Многократно поблагодарив нас, малыш с достоинством удалился в сторону табора, видимо намереваясь поделиться с кем-то своим богатством. А остальная группа, управившись со съестным, теперь уже в полном составе приблизилась к нам, и старший из них заявил, что в благодарность за угощение они сейчас для нас «спляшут на пузе» и споют. И тут же выдали такой «фольклор», что нам пришлось посоветовать «артистам» убираться восвояси. [96]

Заканчивалась наша жизнь в Ростове. Еще до назначения сюда муж несколько раз обращался к вышестоящему начальству с просьбой направить его для продолжения учебы в Военную академию Генерального штаба. Сначала Саше отвечали, что он еще молод и у него все впереди. А когда ему исполнилось сорок, те же начальники заявили, что он для поступления в Военную академию Генштаба уже стар.
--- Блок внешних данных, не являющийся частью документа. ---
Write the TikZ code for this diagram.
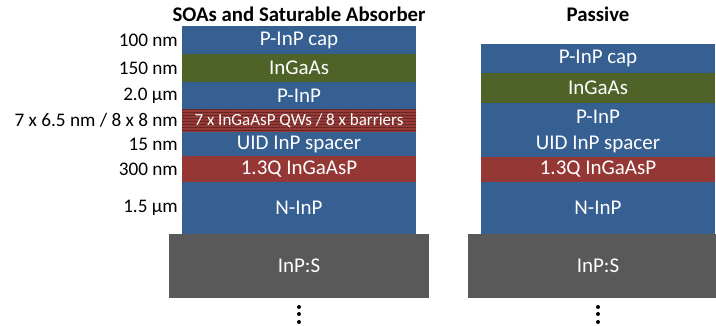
\documentclass[tikz,border=0pt]{standalone}
\usepackage{fontspec}
\setmainfont{Carlito}
\usetikzlibrary{positioning,patterns.meta}

\definecolor{inpblue}{RGB}{55,96,146}
\definecolor{ingaasgreen}{RGB}{79,98,40}
\definecolor{quatred}{RGB}{149,55,53}
\definecolor{qwred}{RGB}{150,58,56}
\definecolor{qwdark}{RGB}{100,36,34}
\definecolor{subgray}{RGB}{89,89,89}

\begin{document}
\begin{tikzpicture}[x=1pt, y=-1pt, node distance=0pt]

            \path [use as bounding box, clip] (0,0) rectangle (716,325);

            % Define block styles
            \tikzstyle{layer} = [rectangle, minimum width=234pt, inner sep=0pt, outer sep=0pt, text=white, font=\fontsize{21}{21}\selectfont]
            \tikzstyle{qw} = [layer, preaction={fill=qwred}, pattern={Lines[distance=3pt, angle=0, line width=1pt]}, pattern color=qwdark, font=\fontsize{17}{17}\selectfont]
            \tikzstyle{substrate} = [layer, fill=subgray, minimum width=260pt, minimum height=64pt]
            \tikzstyle{thickness} = [inner sep=0pt, font=\fontsize{19.2}{19.2}\selectfont]
            \tikzstyle{title} = [inner sep=0pt, font=\bfseries\fontsize{20.8}{20.8}\selectfont]

            % Nodes: SOA / absorber stack
            \node [layer, fill=inpblue, minimum height=28pt, anchor=north west] (capA) at (182,26) {P-InP cap};
            \node [layer, fill=ingaasgreen, minimum height=28pt, below=of capA] (ingaasA) {InGaAs};
            \node [layer, fill=inpblue, minimum height=27pt, below=of ingaasA] (pinpA) {P-InP};
            \node [qw, minimum height=23pt, below=of pinpA] (qwA) {7 x InGaAsP QWs / 8 x barriers};
            \node [layer, fill=inpblue, minimum height=24pt, below=of qwA] (spacerA) {UID InP spacer};
            \node [layer, fill=quatred, minimum height=26pt, below=of spacerA] (quatA) {1.3Q InGaAsP};
            \node [layer, fill=inpblue, minimum height=52pt, below=of quatA] (ninpA) {N-InP};
            \node [substrate, below=of ninpA] (subA) {InP:S};

            % Nodes: passive stack
            \node [layer, fill=inpblue, minimum height=29pt, anchor=north west] (capB) at (481,44) {P-InP cap};
            \node [layer, fill=ingaasgreen, minimum height=30pt, below=of capB] (ingaasB) {InGaAs};
            \node [layer, fill=inpblue, minimum height=28pt, below=of ingaasB] (pinpB) {P-InP};
            \node [layer, fill=inpblue, minimum height=26pt, below=of pinpB] (spacerB) {UID InP spacer};
            \node [layer, fill=quatred, minimum height=25pt, below=of spacerB] (quatB) {1.3Q InGaAsP};
            \node [layer, fill=inpblue, minimum height=52pt, below=of quatB] (ninpB) {N-InP};
            \node [substrate, below=of ninpB] (subB) {InP:S};

            % Titles
            \node [title] (titleA) at (299,14) {SOAs and Saturable Absorber};
            \node [title] (titleB) at (598,14) {Passive};

            % Thicknesses
            \node [thickness, left=4pt of capA] (tcap) {100 nm};
            \node [thickness, left=4pt of ingaasA] (tingaas) {150 nm};
            \node [thickness, left=4pt of pinpA] (tpinp) {2.0 µm};
            \node [thickness, left=4pt of qwA] (tqw) {7 x 6.5 nm / 8 x 8 nm};
            \node [thickness, left=4pt of spacerA] (tspacer) {15 nm};
            \node [thickness, left=4pt of quatA] (tquat) {300 nm};
            \node [thickness, left=4pt of ninpA] (tninp) {1.5 µm};

            % Dots below the substrates
            \foreach \s in {subA,subB}
                \foreach \d in {9,16,24}
                    \fill (\s.south) ++(0,\d) circle (2pt);

        \end{tikzpicture}
\end{document}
Казалось, что с мечтой о дальнейшей учебе надо было распроститься. Но помог случай. Мужа вызвали на очередные сборы, которые проводил главком ПВО Сергей Семенович Бирюзов. Провожая Сашу на сборы, я упросила его поговорить с ним насчет поступления в академию, дабы не упустить последнюю возможность.

— Хорошо, я попытаюсь, — обещал он.

И действительно, обратился к главкому. Сергей Семенович удивился:

— Александр Иванович, помилуй, о чем же ты раньше думал? Ведь там уже два месяца как идут занятия.

— Рапорт по команде отправил вовремя. Ответили, что стар.

— Гм... а еще раньше?

— А еще раньше отвечали, что слишком молод.

— Понятно. Что ж, попытаюсь тебе помочь Только ведь нагонять в учебе придется. Справишься?

— Не подведу, товарищ маршал! Я ведь всю жизнь на высоких скоростях и на перегрузках.

— Ну, добро. Готовься.

Вскоре пришел вызов из академии. Нам предстоял срочный переезд в Москву, а я в такой ответственный момент по состоянию здоровья оказалась в Ессентуках. На мужа в дополнение к сложной процедуре передачи должностных дел легли и все хлопоты по переезду. Надо сказать, что со всем этим он справился превосходно.